**What to work on:**
Reproduce nothing but the lines from the start of the material through the line that includes "import plotly.graph_objects as go", both ends included, and omit every picture.

================

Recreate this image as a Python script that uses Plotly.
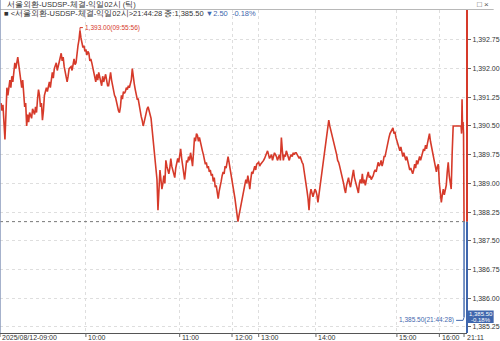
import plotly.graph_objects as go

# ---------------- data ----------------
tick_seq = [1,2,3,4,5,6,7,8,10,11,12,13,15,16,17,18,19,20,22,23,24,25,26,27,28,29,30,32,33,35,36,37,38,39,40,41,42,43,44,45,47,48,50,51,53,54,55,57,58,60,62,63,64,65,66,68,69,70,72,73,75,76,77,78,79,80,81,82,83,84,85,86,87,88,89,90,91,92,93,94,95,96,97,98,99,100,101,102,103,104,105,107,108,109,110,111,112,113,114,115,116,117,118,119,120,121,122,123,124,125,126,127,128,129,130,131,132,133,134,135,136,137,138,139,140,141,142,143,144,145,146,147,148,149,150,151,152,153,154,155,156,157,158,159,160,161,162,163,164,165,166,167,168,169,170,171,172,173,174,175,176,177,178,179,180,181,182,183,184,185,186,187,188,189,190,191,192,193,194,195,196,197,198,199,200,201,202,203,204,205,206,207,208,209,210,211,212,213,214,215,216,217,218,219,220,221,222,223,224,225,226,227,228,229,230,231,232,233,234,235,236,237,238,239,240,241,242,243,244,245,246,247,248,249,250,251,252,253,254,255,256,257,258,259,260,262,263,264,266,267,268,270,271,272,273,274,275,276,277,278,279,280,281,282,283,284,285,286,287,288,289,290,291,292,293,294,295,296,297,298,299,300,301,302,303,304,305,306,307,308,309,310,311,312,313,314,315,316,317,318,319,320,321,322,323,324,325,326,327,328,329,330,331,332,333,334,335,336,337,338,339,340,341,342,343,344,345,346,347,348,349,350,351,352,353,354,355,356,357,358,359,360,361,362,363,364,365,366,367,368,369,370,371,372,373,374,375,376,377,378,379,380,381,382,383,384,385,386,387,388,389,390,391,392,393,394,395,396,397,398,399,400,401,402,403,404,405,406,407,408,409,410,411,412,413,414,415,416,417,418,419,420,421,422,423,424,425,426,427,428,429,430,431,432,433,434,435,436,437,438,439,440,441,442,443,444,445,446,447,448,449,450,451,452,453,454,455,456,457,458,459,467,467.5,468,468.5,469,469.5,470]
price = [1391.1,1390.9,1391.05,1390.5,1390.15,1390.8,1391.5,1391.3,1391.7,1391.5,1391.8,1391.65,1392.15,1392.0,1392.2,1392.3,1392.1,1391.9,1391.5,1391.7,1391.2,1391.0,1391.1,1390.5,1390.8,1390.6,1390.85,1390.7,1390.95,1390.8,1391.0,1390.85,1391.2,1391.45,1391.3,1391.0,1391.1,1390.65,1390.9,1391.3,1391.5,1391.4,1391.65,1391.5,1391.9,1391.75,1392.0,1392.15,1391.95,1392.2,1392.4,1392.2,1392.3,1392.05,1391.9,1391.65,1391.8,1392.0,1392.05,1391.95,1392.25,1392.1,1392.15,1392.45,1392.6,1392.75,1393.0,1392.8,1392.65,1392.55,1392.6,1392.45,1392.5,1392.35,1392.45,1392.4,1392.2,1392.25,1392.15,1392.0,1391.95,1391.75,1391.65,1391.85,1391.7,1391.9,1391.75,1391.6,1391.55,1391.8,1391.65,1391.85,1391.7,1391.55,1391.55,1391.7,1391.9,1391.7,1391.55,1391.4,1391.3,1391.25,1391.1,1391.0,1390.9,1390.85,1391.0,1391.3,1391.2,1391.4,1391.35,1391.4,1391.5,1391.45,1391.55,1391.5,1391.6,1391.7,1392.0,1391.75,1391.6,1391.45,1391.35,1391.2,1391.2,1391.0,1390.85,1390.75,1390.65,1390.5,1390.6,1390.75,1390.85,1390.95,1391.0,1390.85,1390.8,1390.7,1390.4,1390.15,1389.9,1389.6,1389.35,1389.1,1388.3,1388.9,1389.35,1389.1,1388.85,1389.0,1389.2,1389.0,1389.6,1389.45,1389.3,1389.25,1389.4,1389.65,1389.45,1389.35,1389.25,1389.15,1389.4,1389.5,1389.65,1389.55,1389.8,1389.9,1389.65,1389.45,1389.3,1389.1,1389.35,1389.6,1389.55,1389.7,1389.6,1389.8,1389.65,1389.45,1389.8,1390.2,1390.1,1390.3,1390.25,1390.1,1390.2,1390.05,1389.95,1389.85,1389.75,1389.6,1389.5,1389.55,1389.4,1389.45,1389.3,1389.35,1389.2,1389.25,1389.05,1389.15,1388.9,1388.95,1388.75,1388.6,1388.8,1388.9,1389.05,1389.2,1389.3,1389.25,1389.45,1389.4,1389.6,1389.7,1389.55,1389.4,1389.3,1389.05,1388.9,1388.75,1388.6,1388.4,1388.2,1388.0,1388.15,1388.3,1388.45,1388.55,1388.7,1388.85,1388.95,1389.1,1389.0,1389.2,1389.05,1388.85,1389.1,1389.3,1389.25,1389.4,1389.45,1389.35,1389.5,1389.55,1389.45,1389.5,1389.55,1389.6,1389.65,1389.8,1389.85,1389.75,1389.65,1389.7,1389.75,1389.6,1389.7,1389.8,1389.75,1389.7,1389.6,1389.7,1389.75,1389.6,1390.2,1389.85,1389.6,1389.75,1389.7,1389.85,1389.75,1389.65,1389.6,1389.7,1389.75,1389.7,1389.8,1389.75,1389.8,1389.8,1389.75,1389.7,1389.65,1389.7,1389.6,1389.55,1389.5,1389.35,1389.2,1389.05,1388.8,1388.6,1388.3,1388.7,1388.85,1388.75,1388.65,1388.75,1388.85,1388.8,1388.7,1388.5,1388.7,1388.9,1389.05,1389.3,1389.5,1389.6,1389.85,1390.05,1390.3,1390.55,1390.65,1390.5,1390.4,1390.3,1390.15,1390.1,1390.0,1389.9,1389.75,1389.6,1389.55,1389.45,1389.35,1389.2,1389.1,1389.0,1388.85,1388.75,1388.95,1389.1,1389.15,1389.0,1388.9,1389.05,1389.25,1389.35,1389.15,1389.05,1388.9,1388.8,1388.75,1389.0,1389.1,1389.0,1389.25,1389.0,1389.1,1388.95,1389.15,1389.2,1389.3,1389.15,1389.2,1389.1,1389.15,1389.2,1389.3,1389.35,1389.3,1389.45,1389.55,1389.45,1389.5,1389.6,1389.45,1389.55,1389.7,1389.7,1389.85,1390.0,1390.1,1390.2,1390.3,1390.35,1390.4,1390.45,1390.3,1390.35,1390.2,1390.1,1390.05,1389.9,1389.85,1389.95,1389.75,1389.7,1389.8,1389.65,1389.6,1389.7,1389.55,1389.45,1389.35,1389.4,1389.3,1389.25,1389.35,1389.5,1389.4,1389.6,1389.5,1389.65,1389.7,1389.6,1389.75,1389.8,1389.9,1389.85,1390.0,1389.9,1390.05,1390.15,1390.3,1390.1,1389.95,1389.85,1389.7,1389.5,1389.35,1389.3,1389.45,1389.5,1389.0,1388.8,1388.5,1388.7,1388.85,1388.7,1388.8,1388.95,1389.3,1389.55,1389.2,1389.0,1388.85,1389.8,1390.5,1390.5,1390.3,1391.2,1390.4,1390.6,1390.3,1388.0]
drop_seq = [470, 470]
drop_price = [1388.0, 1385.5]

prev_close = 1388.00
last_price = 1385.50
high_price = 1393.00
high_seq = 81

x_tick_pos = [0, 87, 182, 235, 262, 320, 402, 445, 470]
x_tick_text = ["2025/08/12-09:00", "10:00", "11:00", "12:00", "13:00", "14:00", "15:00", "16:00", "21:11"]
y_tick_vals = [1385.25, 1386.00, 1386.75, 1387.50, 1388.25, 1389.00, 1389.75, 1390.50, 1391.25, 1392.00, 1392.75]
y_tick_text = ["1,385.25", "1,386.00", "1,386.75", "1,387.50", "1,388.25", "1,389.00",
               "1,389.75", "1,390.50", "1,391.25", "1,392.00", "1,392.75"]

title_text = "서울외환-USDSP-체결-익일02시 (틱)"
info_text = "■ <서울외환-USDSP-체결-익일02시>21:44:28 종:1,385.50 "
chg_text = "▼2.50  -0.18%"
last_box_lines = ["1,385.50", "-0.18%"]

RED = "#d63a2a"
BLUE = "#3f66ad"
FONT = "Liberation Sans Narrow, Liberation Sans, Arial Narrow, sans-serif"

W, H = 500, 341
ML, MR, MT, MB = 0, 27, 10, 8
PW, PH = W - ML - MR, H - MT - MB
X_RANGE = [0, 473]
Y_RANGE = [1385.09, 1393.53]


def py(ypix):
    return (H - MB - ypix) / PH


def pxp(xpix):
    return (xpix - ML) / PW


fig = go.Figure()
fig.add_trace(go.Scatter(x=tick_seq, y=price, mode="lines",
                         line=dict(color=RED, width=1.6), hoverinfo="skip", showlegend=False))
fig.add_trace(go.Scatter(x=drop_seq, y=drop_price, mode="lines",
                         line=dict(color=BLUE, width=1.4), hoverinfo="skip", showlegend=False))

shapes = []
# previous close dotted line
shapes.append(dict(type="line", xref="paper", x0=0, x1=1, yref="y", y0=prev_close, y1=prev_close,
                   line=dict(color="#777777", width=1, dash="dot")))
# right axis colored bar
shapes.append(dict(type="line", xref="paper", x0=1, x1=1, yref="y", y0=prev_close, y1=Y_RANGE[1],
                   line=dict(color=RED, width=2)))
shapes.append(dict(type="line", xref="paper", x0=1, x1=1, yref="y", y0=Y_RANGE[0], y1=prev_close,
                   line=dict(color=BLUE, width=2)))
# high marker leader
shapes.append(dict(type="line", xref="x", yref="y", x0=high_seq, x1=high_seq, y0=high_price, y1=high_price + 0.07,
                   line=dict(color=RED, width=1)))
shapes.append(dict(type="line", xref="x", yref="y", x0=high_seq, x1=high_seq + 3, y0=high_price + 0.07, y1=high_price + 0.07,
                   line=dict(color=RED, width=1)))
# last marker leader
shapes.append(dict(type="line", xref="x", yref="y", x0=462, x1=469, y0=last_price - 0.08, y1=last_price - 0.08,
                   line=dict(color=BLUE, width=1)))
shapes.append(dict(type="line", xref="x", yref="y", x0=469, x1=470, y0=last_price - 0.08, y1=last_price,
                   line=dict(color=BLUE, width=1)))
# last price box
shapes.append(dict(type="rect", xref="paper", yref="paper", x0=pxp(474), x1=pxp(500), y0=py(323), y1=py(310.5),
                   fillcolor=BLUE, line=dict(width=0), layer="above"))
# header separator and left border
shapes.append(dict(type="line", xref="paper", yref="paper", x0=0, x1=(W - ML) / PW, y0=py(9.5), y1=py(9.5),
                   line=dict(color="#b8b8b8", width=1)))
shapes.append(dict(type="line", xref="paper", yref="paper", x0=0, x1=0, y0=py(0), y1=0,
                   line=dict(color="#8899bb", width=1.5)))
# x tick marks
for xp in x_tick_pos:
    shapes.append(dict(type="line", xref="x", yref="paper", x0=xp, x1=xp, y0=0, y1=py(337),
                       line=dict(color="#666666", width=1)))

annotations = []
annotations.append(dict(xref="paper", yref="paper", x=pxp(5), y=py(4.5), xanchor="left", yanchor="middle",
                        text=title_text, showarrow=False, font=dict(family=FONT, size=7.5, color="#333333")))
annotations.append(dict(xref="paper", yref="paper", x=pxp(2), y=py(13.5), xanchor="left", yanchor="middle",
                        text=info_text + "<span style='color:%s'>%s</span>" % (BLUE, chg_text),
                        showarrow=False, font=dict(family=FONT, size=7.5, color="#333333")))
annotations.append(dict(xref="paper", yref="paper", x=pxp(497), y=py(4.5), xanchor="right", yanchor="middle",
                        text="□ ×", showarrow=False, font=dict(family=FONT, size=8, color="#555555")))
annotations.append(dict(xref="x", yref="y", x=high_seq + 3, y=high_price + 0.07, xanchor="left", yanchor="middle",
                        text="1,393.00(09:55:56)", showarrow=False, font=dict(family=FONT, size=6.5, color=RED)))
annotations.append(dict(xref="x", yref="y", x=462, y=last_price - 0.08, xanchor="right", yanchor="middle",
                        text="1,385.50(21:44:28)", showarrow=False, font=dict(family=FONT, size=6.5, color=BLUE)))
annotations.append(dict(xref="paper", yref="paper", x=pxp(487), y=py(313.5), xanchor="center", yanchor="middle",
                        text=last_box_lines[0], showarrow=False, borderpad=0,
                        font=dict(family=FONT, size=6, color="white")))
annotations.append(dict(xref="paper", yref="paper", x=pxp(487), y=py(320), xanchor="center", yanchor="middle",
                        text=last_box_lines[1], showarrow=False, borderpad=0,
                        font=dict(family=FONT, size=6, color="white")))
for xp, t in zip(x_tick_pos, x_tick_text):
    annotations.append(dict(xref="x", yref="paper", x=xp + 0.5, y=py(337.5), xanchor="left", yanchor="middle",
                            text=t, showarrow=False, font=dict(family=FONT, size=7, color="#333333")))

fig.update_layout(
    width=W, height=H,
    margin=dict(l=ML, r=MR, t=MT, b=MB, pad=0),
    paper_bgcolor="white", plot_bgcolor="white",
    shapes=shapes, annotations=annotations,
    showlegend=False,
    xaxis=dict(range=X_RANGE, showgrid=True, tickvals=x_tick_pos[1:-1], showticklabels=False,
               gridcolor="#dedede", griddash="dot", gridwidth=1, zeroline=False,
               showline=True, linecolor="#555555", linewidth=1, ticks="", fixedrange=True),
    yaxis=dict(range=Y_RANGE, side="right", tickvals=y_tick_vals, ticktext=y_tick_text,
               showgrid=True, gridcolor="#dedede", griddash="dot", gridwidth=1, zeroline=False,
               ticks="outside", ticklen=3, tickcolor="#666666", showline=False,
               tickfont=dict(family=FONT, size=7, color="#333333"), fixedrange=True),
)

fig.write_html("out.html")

================

**Task solution:**
Recreate this image as a Python script that uses Plotly.
import plotly.graph_objects as go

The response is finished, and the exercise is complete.